وَالْمُرَادُ بِهِمْ مَنْ نَفَذَ بَابُ دَارِهِ مِنْهُمْ إِلَى الدَّرْبِ
Yang dikehendaki dengan mereka adalah orang yang pintu rumahnya terhubung pada gang tersebut.


وَلَيْسَ الْمُرَادُ بِهِمْ مَنْ لَاصَقَهُ مِنْهُمْ جِدَارُهُ بِلَا نُفُوْذِ بَابٍ إِلَيْهِ
Yang dikehendaki dengan mereka bukan orang yang tembok rumahnya bersentuhan dengan gang tanpa ada pintu yang menjalur pada gang tersebut.


وَكُلٌّ مِنَ الشُّرَكَاءِ يَسْتَحِقُّ الْاِنْتِفَاعَ مِنْ بَابِ دَارِهِ إِلَى رَأَسِ الدَّرْبِ دُوْنَ مَا يَلِيْ آخِرَ الدَّرْبِ
Masing-masing dari mereka berhak memanfaatkan gang mulai dari pintu rumahnya hingga pintu masuk gang, bukan bagian setelah pintu rumahnya hingga ujung gang.


(وَيَجُوْزُ تَقْدِيْمُ الْبَابِ فِيْ الدَّرْبِ الْمُشْتَرَكِ وَلَا يَجُوْزُ تَأْخِيْرُهُ) أَيِ الْبَابِ (إِلَّا بِإِذْنِ الشُّرَكَاءِ)
Diperkenankan memajukan posisi pintu rumah di gang musytarak. Dan tidak diperkenankan memundurkan posisi pintu rumah kecuali seizin orang-orang yang bertempat di sana.


فَحَيْثُ مَنَعُوْهُ لَمْ يَجُزْ تَأْخِيْرُهُ
Sekira mereka tidak memperbolehkan, maka tidak diperkenankan untuk dimundurkan.
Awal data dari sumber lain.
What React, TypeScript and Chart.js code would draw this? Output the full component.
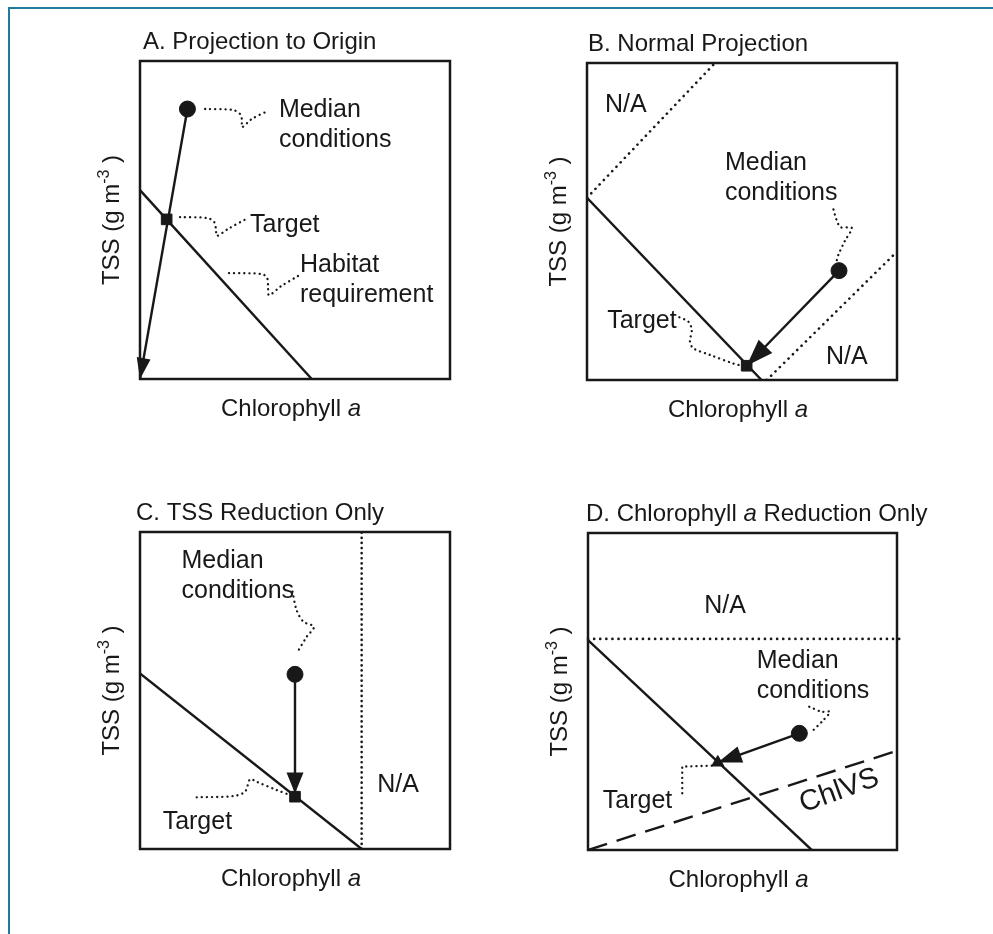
import React, { useEffect, useRef } from "react";
import { Chart, registerables } from "chart.js";

Chart.register(...registerables);

type Pt = [number, number];

// ---------------- data (schematic units, 0-100 on both axes) ----------------
const AXIS_MIN = 0;
const AXIS_MAX = 100;

// Panel A - Projection to Origin
const A_HABITAT: Pt[] = [[0, 59.4], [55.4, 0]];
const A_MEDIAN: Pt[] = [[15.3, 84.9]];
const A_TARGET: Pt[] = [[8.6, 50.2]];
const A_ARROW: Pt[] = [[15.3, 84.9], [0, 0]];
const A_LEAD_MEDIAN: Pt[] = [[21.0, 84.9], [30.0, 84.6], [32.3, 83.3], [32.9, 81.4], [32.9, 79.2], [36.1, 81.8], [41.3, 84.3]];
const A_LEAD_TARGET: Pt[] = [[12.9, 50.9], [21.9, 50.6], [23.9, 49.4], [24.5, 47.2], [24.8, 45.0], [28.4, 47.2], [34.2, 50.3]];
const A_LEAD_HABITAT: Pt[] = [[28.7, 33.3], [39.4, 33.0], [41.0, 31.8], [41.3, 29.6], [41.6, 26.4], [45.5, 29.2], [51.0, 32.4]];

// Panel B - Normal Projection
const B_HABITAT: Pt[] = [[0, 57.5], [56.3, 0]];
const B_NA_UPPER: Pt[] = [[0, 57.5], [41.3, 100]];
const B_NA_LOWER: Pt[] = [[58, 0], [100, 40.5]];
const B_MEDIAN: Pt[] = [[81.3, 34.5]];
const B_TARGET: Pt[] = [[51.5, 4.5]];
const B_ARROW: Pt[] = [[81.3, 34.5], [51.5, 4.5]];
const B_LEAD_MEDIAN: Pt[] = [[79.5, 53.8], [80.5, 50.5], [81.8, 48.2], [85.4, 48.0], [83.2, 43.9], [81.1, 39.5], [80.5, 37.5]];
const B_LEAD_TARGET: Pt[] = [[29.8, 19.8], [32.7, 18.4], [33.8, 15.8], [33.2, 12.1], [34.3, 10.0], [39.7, 7.9], [47.2, 5.2], [50.4, 4.4]];

// Panel C - TSS Reduction Only
const C_HABITAT: Pt[] = [[0, 55.4], [71.5, 0]];
const C_NA: Pt[] = [[71.5, 0], [71.5, 100]];
const C_MEDIAN: Pt[] = [[50, 55.1]];
const C_TARGET: Pt[] = [[50, 16.5]];
const C_ARROW: Pt[] = [[50, 55.1], [50, 17.5]];
const C_LEAD_MEDIAN: Pt[] = [[49.2, 81.2], [50.5, 75.4], [52.7, 71.7], [56.1, 70.1], [53.8, 67.0], [50.5, 61.7]];
const C_LEAD_TARGET: Pt[] = [[18.3, 16.3], [30.1, 16.7], [33.9, 18.1], [35.5, 22.0], [37.6, 21.2], [44.1, 18.6], [48.4, 17.0]];

// Panel D - Chlorophyll a Reduction Only
const D_NA: Pt[] = [[0, 66.6], [101.5, 66.6]];
const D_HABITAT: Pt[] = [[0, 66.2], [72.4, 0]];
const D_CHLVS: Pt[] = [[0, 0], [100, 31.3]];
const D_MEDIAN: Pt[] = [[68.4, 36.8]];
const D_TARGET: Pt[] = [[42, 27.6]];
const D_ARROW: Pt[] = [[68.4, 36.8], [42, 27.6]];
const D_LEAD_MEDIAN: Pt[] = [[71.6, 45.2], [75.6, 43.6], [78.3, 43.6], [76.2, 41.0], [72.4, 37.3]];
const D_LEAD_TARGET: Pt[] = [[30.5, 17.9], [30.5, 26.3], [40.2, 26.6]];

// Texts
const TITLE_A = [{ t: "A. Projection to Origin" }];
const TITLE_B = [{ t: "B. Normal Projection" }];
const TITLE_C = [{ t: "C. TSS Reduction Only" }];
const TITLE_D = [{ t: "D. Chlorophyll " }, { t: "a", i: true }, { t: " Reduction Only" }];
const X_LABEL = [{ t: "Chlorophyll " }, { t: "a", i: true }];
const Y_LABEL = [{ t: "TSS (g m" }, { t: "-3", sup: true }, { t: " )" }];

// Annotation anchors (data units)
const LABELS_A = [
  { lines: ["Median", "conditions"], at: [44.8, 82.4] },
  { lines: ["Target"], at: [35.5, 46.2] },
  { lines: ["Habitat", "requirement"], at: [51.6, 33.6] },
];
const LABELS_B = [
  { lines: ["N/A"], at: [5.8, 84.6] },
  { lines: ["Median", "conditions"], at: [44.5, 66.2] },
  { lines: ["Target"], at: [6.5, 16.4] },
  { lines: ["N/A"], at: [77.1, 5.0] },
];
const LABELS_C = [
  { lines: ["Median", "conditions"], at: [13.4, 88.5] },
  { lines: ["Target"], at: [7.3, 6.2] },
  { lines: ["N/A"], at: [76.5, 18.1] },
];
const LABELS_D = [
  { lines: ["N/A"], at: [37.6, 74.9] },
  { lines: ["Median", "conditions"], at: [54.6, 57.3] },
  { lines: ["Target"], at: [4.8, 13.2] },
  { lines: ["ChlVS"], at: [69.7, 11.8], rotate: -20, size: 29 },
];

// ---------------- styles ----------------
const INK = "#181818";
const FONT = "'Liberation Sans', Arial, Helvetica, sans-serif";
const FRAME = "#1f7b9b";

type Seg = { t: string; i?: boolean; sup?: boolean };

function segFont(s: Seg, size: number) {
  const sz = s.sup ? Math.round(size * 0.68) : size;
  return `${s.i ? "italic " : ""}${sz}px ${FONT}`;
}

function drawRich(ctx: CanvasRenderingContext2D, segs: Seg[], x: number, y: number, size: number, align: "left" | "center") {
  let total = 0;
  segs.forEach((s) => {
    ctx.font = segFont(s, size);
    total += ctx.measureText(s.t).width;
  });
  let cx = align === "center" ? x - total / 2 : x;
  ctx.textAlign = "left";
  ctx.textBaseline = "alphabetic";
  segs.forEach((s) => {
    ctx.font = segFont(s, size);
    ctx.fillText(s.t, cx, y + (s.sup ? -size * 0.42 : 0));
    cx += ctx.measureText(s.t).width;
  });
}

const arrowPlugin = {
  id: "arrowHeads",
  afterDatasetsDraw(chart: any) {
    const ctx = chart.ctx as CanvasRenderingContext2D;
    chart.data.datasets.forEach((ds: any, i: number) => {
      const head = ds.arrowHead;
      if (!head) return;
      const pts = chart.getDatasetMeta(i).data;
      const n = pts.length;
      if (n < 2) return;
      const a = pts[n - 2];
      const b = pts[n - 1];
      const ang = Math.atan2(b.y - a.y, b.x - a.x);
      ctx.save();
      ctx.translate(b.x, b.y);
      ctx.rotate(ang);
      ctx.beginPath();
      ctx.moveTo(0, 0);
      ctx.lineTo(-head.length, head.width / 2);
      ctx.lineTo(-head.length, -head.width / 2);
      ctx.closePath();
      ctx.fillStyle = INK;
      ctx.fill();
      ctx.restore();
    });
  },
};

const textPlugin = {
  id: "schematicText",
  afterDraw(chart: any, _args: any, opts: any) {
    const ctx = chart.ctx as CanvasRenderingContext2D;
    const { left, top, right, bottom } = chart.chartArea;
    const xs = chart.scales.x;
    const ys = chart.scales.y;
    ctx.save();
    // plot frame
    ctx.strokeStyle = INK;
    ctx.lineWidth = 2.5;
    ctx.strokeRect(left, top, right - left, bottom - top);
    ctx.fillStyle = INK;
    // title
    drawRich(ctx, opts.title, left + opts.titleDx, top - 12, 24, "left");
    // x label
    drawRich(ctx, X_LABEL, (left + right) / 2 - 4, bottom + 37, 24, "center");
    // y label
    ctx.save();
    ctx.translate(left - 21, (top + bottom) / 2);
    ctx.rotate(-Math.PI / 2);
    drawRich(ctx, Y_LABEL, 0, 0, 24, "center");
    ctx.restore();
    // annotations
    opts.labels.forEach((lab: any) => {
      const px = xs.getPixelForValue(lab.at[0]);
      const py = ys.getPixelForValue(lab.at[1]);
      const size = lab.size || 25;
      ctx.save();
      ctx.translate(px, py);
      if (lab.rotate) ctx.rotate((lab.rotate * Math.PI) / 180);
      lab.lines.forEach((ln: string, k: number) => {
        drawRich(ctx, [{ t: ln }], 0, k * 30, size, "left");
      });
      ctx.restore();
    });
    ctx.restore();
  },
};

const toXY = (pts: Pt[]) => pts.map(([x, y]) => ({ x, y }));

function solid(pts: Pt[], extra: any = {}) {
  return { data: toXY(pts), showLine: true, borderColor: INK, borderWidth: 2.4, pointRadius: 0, order: 3, ...extra };
}
function dotted(pts: Pt[], extra: any = {}) {
  return {
    data: toXY(pts),
    showLine: true,
    borderColor: INK,
    borderWidth: 2.3,
    borderDash: [0.1, 5],
    borderCapStyle: "round",
    pointRadius: 0,
    tension: 0.3,
    order: 4,
    ...extra,
  };
}
function marker(pts: Pt[], style: string, radius: number) {
  return {
    data: toXY(pts),
    showLine: false,
    pointStyle: style,
    pointRadius: radius,
    pointBackgroundColor: INK,
    pointBorderColor: INK,
    pointBorderWidth: 1,
    order: 1,
  };
}
function arrow(pts: Pt[], length: number, width: number) {
  return { ...solid(pts), arrowHead: { length, width }, order: 2 };
}

type PanelCfg = {
  L: number; T: number; W: number; H: number;
  title: Seg[]; titleDx: number; labels: any[]; datasets: any[];
};

const PAD = { left: 80, top: 51, right: 40, bottom: 71 };

const PANELS: PanelCfg[] = [
  {
    L: 140, T: 61, W: 310, H: 318, title: TITLE_A, titleDx: 3, labels: LABELS_A,
    datasets: [
      marker(A_MEDIAN, "circle", 8),
      marker(A_TARGET, "rect", 7.5),
      arrow(A_ARROW, 21, 14),
      solid(A_HABITAT),
      dotted(A_LEAD_MEDIAN),
      dotted(A_LEAD_TARGET),
      dotted(A_LEAD_HABITAT),
    ],
  },
  {
    L: 587, T: 63, W: 310, H: 317, title: TITLE_B, titleDx: 1, labels: LABELS_B,
    datasets: [
      marker(B_MEDIAN, "circle", 8),
      marker(B_TARGET, "rect", 7.5),
      arrow(B_ARROW, 27, 19),
      solid(B_HABITAT),
      dotted(B_NA_UPPER, { tension: 0, borderDash: [0.1, 6], borderWidth: 2.6 }),
      dotted(B_NA_LOWER, { tension: 0, borderDash: [0.1, 6], borderWidth: 2.6 }),
      dotted(B_LEAD_MEDIAN),
      dotted(B_LEAD_TARGET),
    ],
  },
  {
    L: 140, T: 532, W: 310, H: 317, title: TITLE_C, titleDx: -4, labels: LABELS_C,
    datasets: [
      marker(C_MEDIAN, "circle", 8),
      marker(C_TARGET, "rect", 7.5),
      arrow(C_ARROW, 21, 17),
      solid(C_HABITAT),
      dotted(C_NA, { tension: 0, borderDash: [0.1, 5], borderWidth: 2.6 }),
      dotted(C_LEAD_MEDIAN),
      dotted(C_LEAD_TARGET),
    ],
  },
  {
    L: 588, T: 533, W: 309, H: 317, title: TITLE_D, titleDx: -2, labels: LABELS_D,
    datasets: [
      marker(D_MEDIAN, "circle", 8),
      marker(D_TARGET, "triangle", 7),
      arrow(D_ARROW, 24, 17),
      solid(D_HABITAT),
      solid(D_CHLVS, { borderDash: [20, 10], borderCapStyle: "butt" }),
      dotted(D_NA, { tension: 0, borderDash: [0.1, 6], borderWidth: 2.6, clip: false }),
      dotted(D_LEAD_MEDIAN),
      dotted(D_LEAD_TARGET, { tension: 0 }),
    ],
  },
];

function Panel({ cfg }: { cfg: PanelCfg }) {
  const ref = useRef<HTMLCanvasElement | null>(null);
  const width = cfg.W + PAD.left + PAD.right;
  const height = cfg.H + PAD.top + PAD.bottom;
  useEffect(() => {
    if (!ref.current) return;
    const chart = new Chart(ref.current, {
      type: "scatter",
      data: { datasets: cfg.datasets },
      options: {
        responsive: false,
        animation: false,
        events: [],
        devicePixelRatio: 1,
        layout: { padding: PAD },
        scales: {
          x: { type: "linear", min: AXIS_MIN, max: AXIS_MAX, display: false },
          y: { type: "linear", min: AXIS_MIN, max: AXIS_MAX, display: false },
        },
        plugins: {
          legend: { display: false },
          tooltip: { enabled: false },
          schematicText: { title: cfg.title, titleDx: cfg.titleDx, labels: cfg.labels },
        } as any,
      },
      plugins: [arrowPlugin, textPlugin],
    } as any);
    return () => chart.destroy();
  }, [cfg]);
  return (
    <canvas
      ref={ref}
      width={width}
      height={height}
      style={{ position: "absolute", left: cfg.L - PAD.left, top: cfg.T - PAD.top, width, height }}
    />
  );
}

export default function App() {
  return (
    <div style={{ position: "absolute", left: 0, top: 0, width: 993, height: 934, background: "#fff", overflow: "hidden" }}>
      <div
        style={{
          position: "absolute",
          left: 8,
          top: 7,
          right: 0,
          bottom: 0,
          borderTop: `2px solid ${FRAME}`,
          borderLeft: `2px solid ${FRAME}`,
        }}
      />
      {PANELS.map((p, i) => (
        <Panel key={i} cfg={p} />
      ))}
    </div>
  );
}
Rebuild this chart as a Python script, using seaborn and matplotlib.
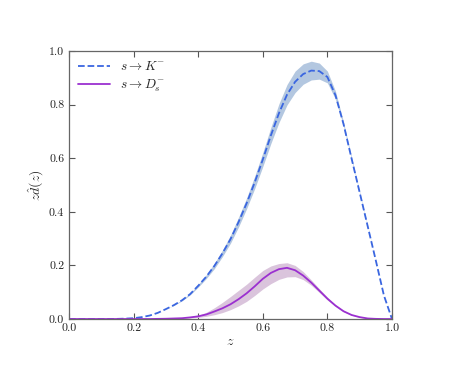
import numpy as np
import pandas as pd
import matplotlib
matplotlib.use('Agg')
import matplotlib.pyplot as plt
import seaborn as sns

z = [0.0, 0.05, 0.1, 0.15, 0.175, 0.2, 0.225, 0.25, 0.275, 0.3, 0.325, 0.35, 0.375,
     0.4, 0.425, 0.45, 0.475, 0.5, 0.525, 0.55, 0.575, 0.6, 0.625, 0.65, 0.675, 0.7,
     0.725, 0.75, 0.775, 0.8, 0.825, 0.85, 0.875, 0.9, 0.925, 0.95, 0.975, 1.0]

# s -> K-
kaon = [0, 0, 0, 0.0005, 0.0015, 0.003, 0.007, 0.013, 0.023, 0.037, 0.052, 0.07, 0.093,
        0.124, 0.158, 0.198, 0.245, 0.298, 0.362, 0.432, 0.51, 0.595, 0.685, 0.768,
        0.837, 0.885, 0.914, 0.927, 0.925, 0.903, 0.835, 0.727, 0.598, 0.472, 0.345,
        0.218, 0.088, 0.0]
kaon_err = [0, 0, 0, 0, 0, 0, 0, 0, 0, 0, 0.001, 0.002, 0.003, 0.005, 0.007, 0.01,
            0.012, 0.015, 0.018, 0.02, 0.023, 0.026, 0.03, 0.035, 0.038, 0.04, 0.038,
            0.035, 0.03, 0.022, 0.015, 0.008, 0.005, 0.003, 0.002, 0, 0, 0]

# s -> Ds-
dmeson = [0, 0, 0, 0, 0, 0, 0, 0, 0.0005, 0.001, 0.002, 0.003, 0.006, 0.01, 0.017,
          0.028, 0.04, 0.055, 0.074, 0.096, 0.122, 0.15, 0.172, 0.186, 0.191, 0.182,
          0.162, 0.136, 0.106, 0.076, 0.05, 0.029, 0.015, 0.007, 0.002, 0.0005, 0, 0]
dmeson_hi = [0, 0, 0, 0, 0, 0, 0, 0, 0.0005, 0.001, 0.002, 0.004, 0.008, 0.014, 0.025,
             0.042, 0.062, 0.084, 0.107, 0.13, 0.156, 0.181, 0.198, 0.207, 0.21, 0.2,
             0.177, 0.146, 0.113, 0.081, 0.053, 0.031, 0.016, 0.008, 0.002, 0.0005, 0, 0]
dmeson_lo = [0, 0, 0, 0, 0, 0, 0, 0, 0.0005, 0.001, 0.0015, 0.002, 0.004, 0.006, 0.01,
             0.016, 0.024, 0.035, 0.049, 0.066, 0.088, 0.112, 0.132, 0.148, 0.157, 0.158,
             0.147, 0.126, 0.099, 0.071, 0.047, 0.027, 0.014, 0.006, 0.002, 0.0005, 0, 0]

df = pd.DataFrame({'z': z, 'kaon': kaon, 'dmeson': dmeson})
kaon_hi = np.array(kaon) + np.array(kaon_err)
kaon_lo = np.array(kaon) - np.array(kaon_err)

sns.set_style('ticks')
plt.rcParams['font.family'] = ['cmr10', 'DejaVu Serif']
plt.rcParams['mathtext.fontset'] = 'cm'
plt.rcParams['axes.formatter.use_mathtext'] = True
plt.rcParams['axes.unicode_minus'] = False

fig = plt.figure(figsize=(4.61, 3.85), dpi=100)
ax = fig.add_axes([0.1497, 0.1714, 0.7006, 0.6961])

ax.fill_between(z, kaon_lo, kaon_hi, color='#b3c7e0', lw=0)
ax.fill_between(z, dmeson_lo, dmeson_hi, color='#dac4dc', lw=0)
sns.lineplot(data=df, x='z', y='kaon', ax=ax, color='#3a66e0', lw=1.3,
             linestyle='--', label=r'$s\rightarrow K^{-}$')
sns.lineplot(data=df, x='z', y='dmeson', ax=ax, color='#9b30d0', lw=1.3,
             label=r'$s\rightarrow D_s^{-}$')

ax.set_xlim(0, 1)
ax.set_ylim(0, 1)
ax.set_xticks([0, 0.2, 0.4, 0.6, 0.8, 1.0])
ax.set_yticks([0, 0.2, 0.4, 0.6, 0.8, 1.0])
ax.xaxis.set_major_formatter(matplotlib.ticker.FormatStrFormatter('%.1f'))
ax.yaxis.set_major_formatter(matplotlib.ticker.FormatStrFormatter('%.1f'))
ax.tick_params(direction='in', top=True, right=True, length=4, width=0.8,
               colors='#555555', labelcolor='#222222', labelsize=8.5)
for s in ax.spines.values():
    s.set_color('#666666')
    s.set_linewidth(0.9)

ax.set_xlabel(r'$z$', fontsize=10, labelpad=2)
ax.set_ylabel(r'$z\hat{d}(z)$', fontsize=10, labelpad=2)
ax.legend(loc='upper left', frameon=False, fontsize=9.5, handlelength=2.4,
          borderaxespad=0.3, labelspacing=0.35)

fig.savefig('out.png', dpi=100)
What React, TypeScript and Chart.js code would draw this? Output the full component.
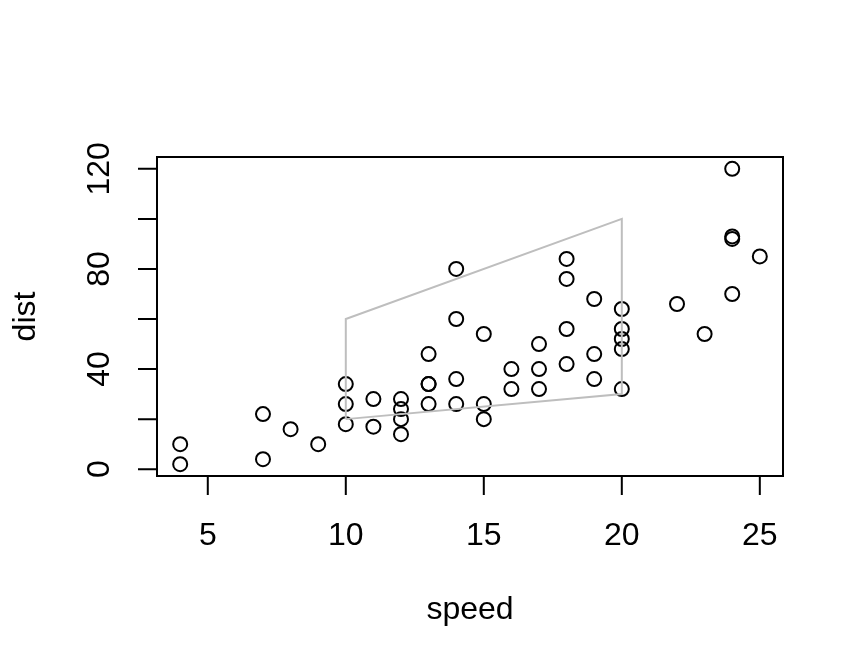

وَحَيْثُ مُنِعَ مِنَ التَّأْخِيْرِ فَصَالَحَ شُرَكَاءَ الدَّرْبِ بِمَالٍ صَحَّ
Sekira dicegah untuk memundurkan, kemudian ia melakukan akad shuluh dengan orang-orang yang bertempat di sana dengan ganti rugi berupa harta, maka hukumnya sah.